### REQUIRED WORK
Everything in the listing except the pictures should be written out exactly.

### DATASET SECTION
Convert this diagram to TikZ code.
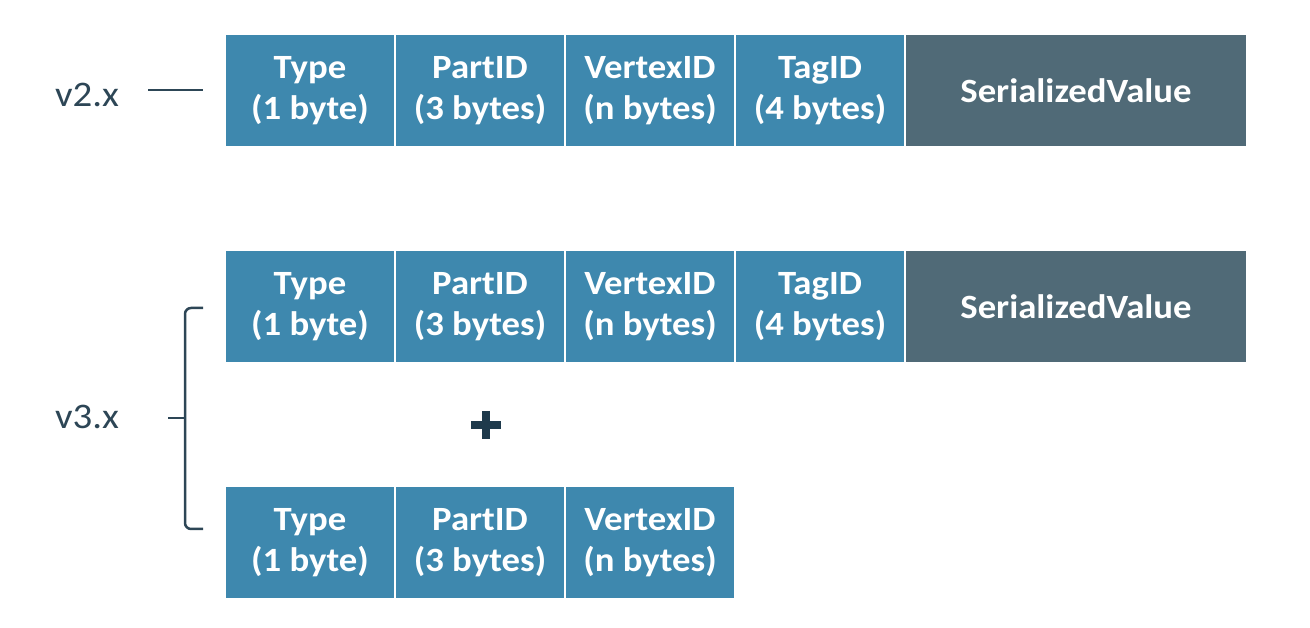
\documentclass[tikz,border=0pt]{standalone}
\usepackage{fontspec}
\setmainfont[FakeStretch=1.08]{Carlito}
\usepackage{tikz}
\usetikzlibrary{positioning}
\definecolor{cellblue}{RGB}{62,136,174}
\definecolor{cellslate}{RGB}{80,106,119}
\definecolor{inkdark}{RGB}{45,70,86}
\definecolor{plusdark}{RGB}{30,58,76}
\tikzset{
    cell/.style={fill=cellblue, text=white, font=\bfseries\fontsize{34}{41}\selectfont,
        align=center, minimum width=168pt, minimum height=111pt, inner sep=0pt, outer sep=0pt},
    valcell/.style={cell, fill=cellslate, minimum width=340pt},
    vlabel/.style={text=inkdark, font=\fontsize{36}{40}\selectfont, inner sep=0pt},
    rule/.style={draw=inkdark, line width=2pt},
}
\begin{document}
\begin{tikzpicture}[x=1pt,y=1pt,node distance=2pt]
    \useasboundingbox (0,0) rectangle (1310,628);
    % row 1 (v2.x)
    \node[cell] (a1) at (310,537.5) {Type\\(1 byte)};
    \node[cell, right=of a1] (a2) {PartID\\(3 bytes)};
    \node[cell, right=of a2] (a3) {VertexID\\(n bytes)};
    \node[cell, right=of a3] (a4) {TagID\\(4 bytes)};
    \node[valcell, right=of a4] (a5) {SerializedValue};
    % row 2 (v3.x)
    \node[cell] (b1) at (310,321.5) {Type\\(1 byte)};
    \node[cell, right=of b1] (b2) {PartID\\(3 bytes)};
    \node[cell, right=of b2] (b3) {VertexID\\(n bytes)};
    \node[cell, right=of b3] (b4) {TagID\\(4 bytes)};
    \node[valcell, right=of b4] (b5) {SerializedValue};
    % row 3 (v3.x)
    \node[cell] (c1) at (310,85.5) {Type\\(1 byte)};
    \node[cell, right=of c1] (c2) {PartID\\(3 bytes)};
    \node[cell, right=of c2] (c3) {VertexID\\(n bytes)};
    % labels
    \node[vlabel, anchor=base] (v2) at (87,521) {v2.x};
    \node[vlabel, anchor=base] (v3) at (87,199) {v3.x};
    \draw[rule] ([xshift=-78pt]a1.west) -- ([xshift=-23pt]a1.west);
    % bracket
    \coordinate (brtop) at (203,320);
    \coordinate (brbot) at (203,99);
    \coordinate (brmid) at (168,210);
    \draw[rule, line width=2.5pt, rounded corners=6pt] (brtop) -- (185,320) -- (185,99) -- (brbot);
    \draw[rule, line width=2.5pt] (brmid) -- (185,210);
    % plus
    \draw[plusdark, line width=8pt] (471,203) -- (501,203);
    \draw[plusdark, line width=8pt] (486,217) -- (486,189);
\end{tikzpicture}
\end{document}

### SOLUTION
Convert this diagram to TikZ code.
\documentclass[tikz,border=0pt]{standalone}
\usepackage{fontspec}
\setmainfont[FakeStretch=1.08]{Carlito}
\usepackage{tikz}
\usetikzlibrary{positioning}
\definecolor{cellblue}{RGB}{62,136,174}
\definecolor{cellslate}{RGB}{80,106,119}
\definecolor{inkdark}{RGB}{45,70,86}
\definecolor{plusdark}{RGB}{30,58,76}
\tikzset{
    cell/.style={fill=cellblue, text=white, font=\bfseries\fontsize{34}{41}\selectfont,
        align=center, minimum width=168pt, minimum height=111pt, inner sep=0pt, outer sep=0pt},
    valcell/.style={cell, fill=cellslate, minimum width=340pt},
    vlabel/.style={text=inkdark, font=\fontsize{36}{40}\selectfont, inner sep=0pt},
    rule/.style={draw=inkdark, line width=2pt},
}
\begin{document}
\begin{tikzpicture}[x=1pt,y=1pt,node distance=2pt]
    \useasboundingbox (0,0) rectangle (1310,628);
    % row 1 (v2.x)
    \node[cell] (a1) at (310,537.5) {Type\\(1 byte)};
    \node[cell, right=of a1] (a2) {PartID\\(3 bytes)};
    \node[cell, right=of a2] (a3) {VertexID\\(n bytes)};
    \node[cell, right=of a3] (a4) {TagID\\(4 bytes)};
    \node[valcell, right=of a4] (a5) {SerializedValue};
    % row 2 (v3.x)
    \node[cell] (b1) at (310,321.5) {Type\\(1 byte)};
    \node[cell, right=of b1] (b2) {PartID\\(3 bytes)};
    \node[cell, right=of b2] (b3) {VertexID\\(n bytes)};
    \node[cell, right=of b3] (b4) {TagID\\(4 bytes)};
    \node[valcell, right=of b4] (b5) {SerializedValue};
    % row 3 (v3.x)
    \node[cell] (c1) at (310,85.5) {Type\\(1 byte)};
    \node[cell, right=of c1] (c2) {PartID\\(3 bytes)};
    \node[cell, right=of c2] (c3) {VertexID\\(n bytes)};
    % labels
    \node[vlabel, anchor=base] (v2) at (87,521) {v2.x};
    \node[vlabel, anchor=base] (v3) at (87,199) {v3.x};
    \draw[rule] ([xshift=-78pt]a1.west) -- ([xshift=-23pt]a1.west);
    % bracket
    \coordinate (brtop) at (203,320);
    \coordinate (brbot) at (203,99);
    \coordinate (brmid) at (168,210);
    \draw[rule, line width=2.5pt, rounded corners=6pt] (brtop) -- (185,320) -- (185,99) -- (brbot);
    \draw[rule, line width=2.5pt] (brmid) -- (185,210);
    % plus
    \draw[plusdark, line width=8pt] (471,203) -- (501,203);
    \draw[plusdark, line width=8pt] (486,217) -- (486,189);
\end{tikzpicture}
\end{document}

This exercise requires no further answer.